JSE faces mixed Asian markets on Thursday as lockdown looms
A $2-trillion stimulus bill has been approved in the US while the Reserve Bank has begun buying bonds ahead of SA’s 21-day lockdown
The JSE’s two-day winning streak is under threat on Thursday, with the local bourse contending with mixed Asian markets ahead of a 21-day lockdown that begins at midnight on Thursday.
Global markets have been buoyed this week by the passing of a $2-trillion (R34-trillion) stimulus bill in the US, which will include bailouts for various industries as well as direct payments to individuals.
Locally, the Reserve Bank has also begun buying bonds in the secondary market — effectively printing money. The rand has also benefited from a weaker dollar amid stimulus and moves by the US Federal Reserve. The local currency strengthened to as much as R17.16/$ on Wednesday, when it secured its first two-day winning streak since February.
For now, markets are riding the good news from the US stimulus package, this theme, however, is against a gloomier Covid-19 picture, National Australia Bank analyst Rodrigo Catril said in a note.
More than 20,000 people have now died from the virus and the worldwide figure of infections has surpassed the 450,000 mark, he said.
Locally, a number of JSE-listed counters have either announced they were cancelling or delaying dividends, or declaring force majeure — a legal notice allowing businesses to avoid liability for failing to meet contractual obligations due to an unexpected event.

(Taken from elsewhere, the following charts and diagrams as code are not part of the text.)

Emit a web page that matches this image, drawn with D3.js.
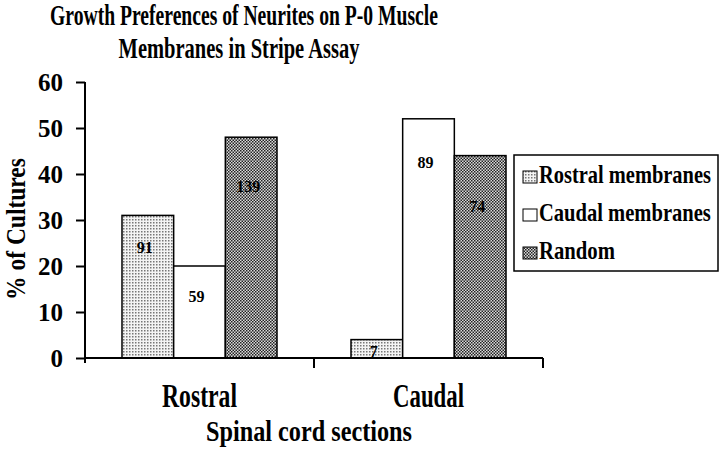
<!DOCTYPE html>
<html><head><meta charset="utf-8">
<script src="https://cdn.jsdelivr.net/npm/d3@7"></script>
<style>html,body{margin:0;padding:0;background:#fff;} svg{display:block;}</style>
</head><body>
<svg id="chart" width="720" height="452"></svg>
<script>
const categories = ["Rostral", "Caudal"];
const seriesNames = ["Rostral membranes", "Caudal membranes", "Random"];
const rostralMembranes = [31, 4];
const caudalMembranes = [20, 52];
const randomValues = [48, 44];
const countLabels = [[91, 59, 139], [7, 89, 74]];
const labelAnchors = [[22.8, 12.2, 36.1], [0.3, 41.3, 31.7]];
const yTicks = [0, 10, 20, 30, 40, 50, 60];
const titleLines = ["Growth Preferences of Neurites on P-0 Muscle", "Membranes in Stripe Assay"];
const xTitle = "Spinal cord sections";
const yTitle = "% of Cultures";

const svg = d3.select("#chart");
const FONT = "'Liberation Serif','Times New Roman',serif";

function fitText(sel, x, y, width, anchor, rotate) {
  const w = sel.node().getComputedTextLength();
  const sx = width / w;
  sel.attr("text-anchor", anchor)
     .attr("transform", "translate(" + x + "," + y + ")" + (rotate ? " rotate(" + rotate + ")" : "") + " scale(" + sx + ",1)");
  return sel;
}
function addText(parent, txt, size) {
  return parent.append("text").attr("font-family", FONT).attr("font-weight", "bold")
    .attr("font-size", size).attr("fill", "#000").text(txt);
}

const defs = svg.append("defs");
const p1 = defs.append("pattern").attr("id","dots").attr("patternUnits","userSpaceOnUse").attr("width",3).attr("height",3);
p1.append("rect").attr("width",3).attr("height",3).attr("fill","#f4f4f4");
p1.append("rect").attr("width",1.5).attr("height",1.5).attr("fill","#777");
const p2 = defs.append("pattern").attr("id","checks").attr("patternUnits","userSpaceOnUse").attr("width",3).attr("height",3);
p2.append("rect").attr("width",3).attr("height",3).attr("fill","#dadada");
p2.append("rect").attr("width",1.5).attr("height",1.5).attr("fill","#222");
p2.append("rect").attr("x",1.5).attr("y",1.5).attr("width",1.5).attr("height",1.5).attr("fill","#222");
const fills = ["url(#dots)", "#fff", "url(#checks)"];

const y = d3.scaleLinear().domain([0,60]).range([358,82]);
const x = d3.scaleBand().domain(categories).range([85,543]).paddingInner(0).paddingOuter(0);
const bw = x.bandwidth();
const xs = d3.scaleBand().domain(seriesNames).range([37, bw-37]).padding(0);

const data = categories.map((c,i)=>({cat:c, vals:[rostralMembranes[i], caudalMembranes[i], randomValues[i]]}));

const g = svg.append("g");
data.forEach((d,ci)=>{
  d.vals.forEach((v,si)=>{
    g.append("rect")
      .attr("x", x(d.cat)+xs(seriesNames[si]))
      .attr("y", y(v))
      .attr("width", xs.bandwidth())
      .attr("height", y(0)-y(v))
      .attr("fill", fills[si]).attr("stroke","#000").attr("stroke-width",1.5);
    addText(g, countLabels[ci][si], 16)
      .attr("x", x(d.cat)+xs(seriesNames[si])+xs.bandwidth()/2-3)
      .attr("y", y(labelAnchors[ci][si]))
      .attr("text-anchor","middle");
  });
});

const yAxis = d3.axisLeft(y).tickValues(yTicks).tickSize(9).tickSizeOuter(0).tickPadding(13);
const ya = svg.append("g").attr("transform","translate(85,0)").call(yAxis);
ya.select(".domain").attr("stroke","#000").attr("stroke-width",2).attr("d","M0,"+y(60)+"V"+(y(0)+5));
ya.selectAll(".tick line").attr("stroke","#000").attr("stroke-width",2);
ya.selectAll(".tick text").attr("font-family",FONT).attr("font-weight","bold").attr("font-size",25).attr("fill","#000").attr("dy","0.35em");

const xa = svg.append("g");
xa.append("line").attr("x1",x.range()[0]).attr("x2",x.range()[1]).attr("y1",y(0)).attr("y2",y(0)).attr("stroke","#000").attr("stroke-width",2);
categories.forEach((c,i)=>{
  const bx = x(c)+bw;
  xa.append("line").attr("x1",bx).attr("x2",bx).attr("y1",y(0)).attr("y2",y(0)+10).attr("stroke","#000").attr("stroke-width",2);
  fitText(addText(xa, c, 34), x(c)+bw/2, 407, i===0?75:71, "middle");
});

fitText(addText(svg, titleLines[0], 29), 244, 25, 388, "middle");
fitText(addText(svg, titleLines[1], 29), 239, 58, 241, "middle");
fitText(addText(svg, xTitle, 29), 309, 441, 206, "middle");
fitText(addText(svg, yTitle, 28), 25, 229, 142, "middle", -90);

const lg = svg.append("g");
lg.append("rect").attr("x",514).attr("y",155).attr("width",204).attr("height",116).attr("fill","#fff").attr("stroke","#000").attr("stroke-width",1.5);
const legW = [172, 172, 76];
seriesNames.forEach((s,i)=>{
  const by = 183 + i*38;
  lg.append("rect").attr("x",523).attr("y",by-12).attr("width",14).attr("height",12)
    .attr("fill",fills[i]).attr("stroke","#000").attr("stroke-width",1);
  fitText(addText(lg, s, 25), 539, by, legW[i], "start");
});
</script>
</body></html>
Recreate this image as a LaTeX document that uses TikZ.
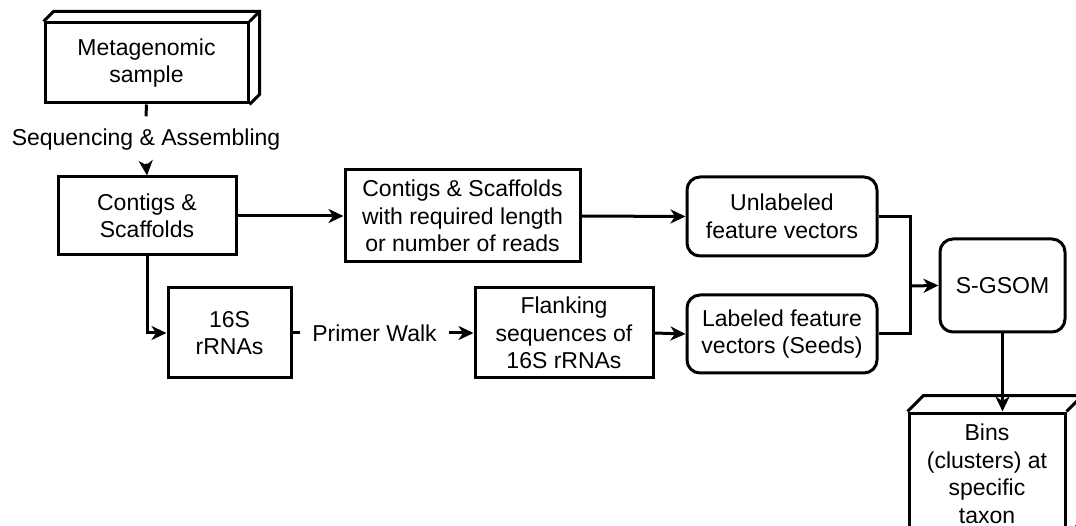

Asian markets were mixed on Wednesday morning, with Japan’s Nikkei down 3.3%, while Australia’s All Ordinaries index has risen 3.03%. Hong Kong’s Hang Seng and the Shanghai Composite were flat.
Tencent, of which Naspers is the larges shareholder, was up 1.21%.
Gold was down 0.8% to $1,600.51/oz while platinum fell 1.7% to $724.80. Brent crude lost 0.83% to $27.08 a barrel.
The rand was 0.22% weaker to $17.35/$.
Producer inflation data for February is due later, though focus is expected to continue to be on the looming lockdown and various related coronavirus statistics.
US fourth-quarter GDP numbers due later could also receive some attention.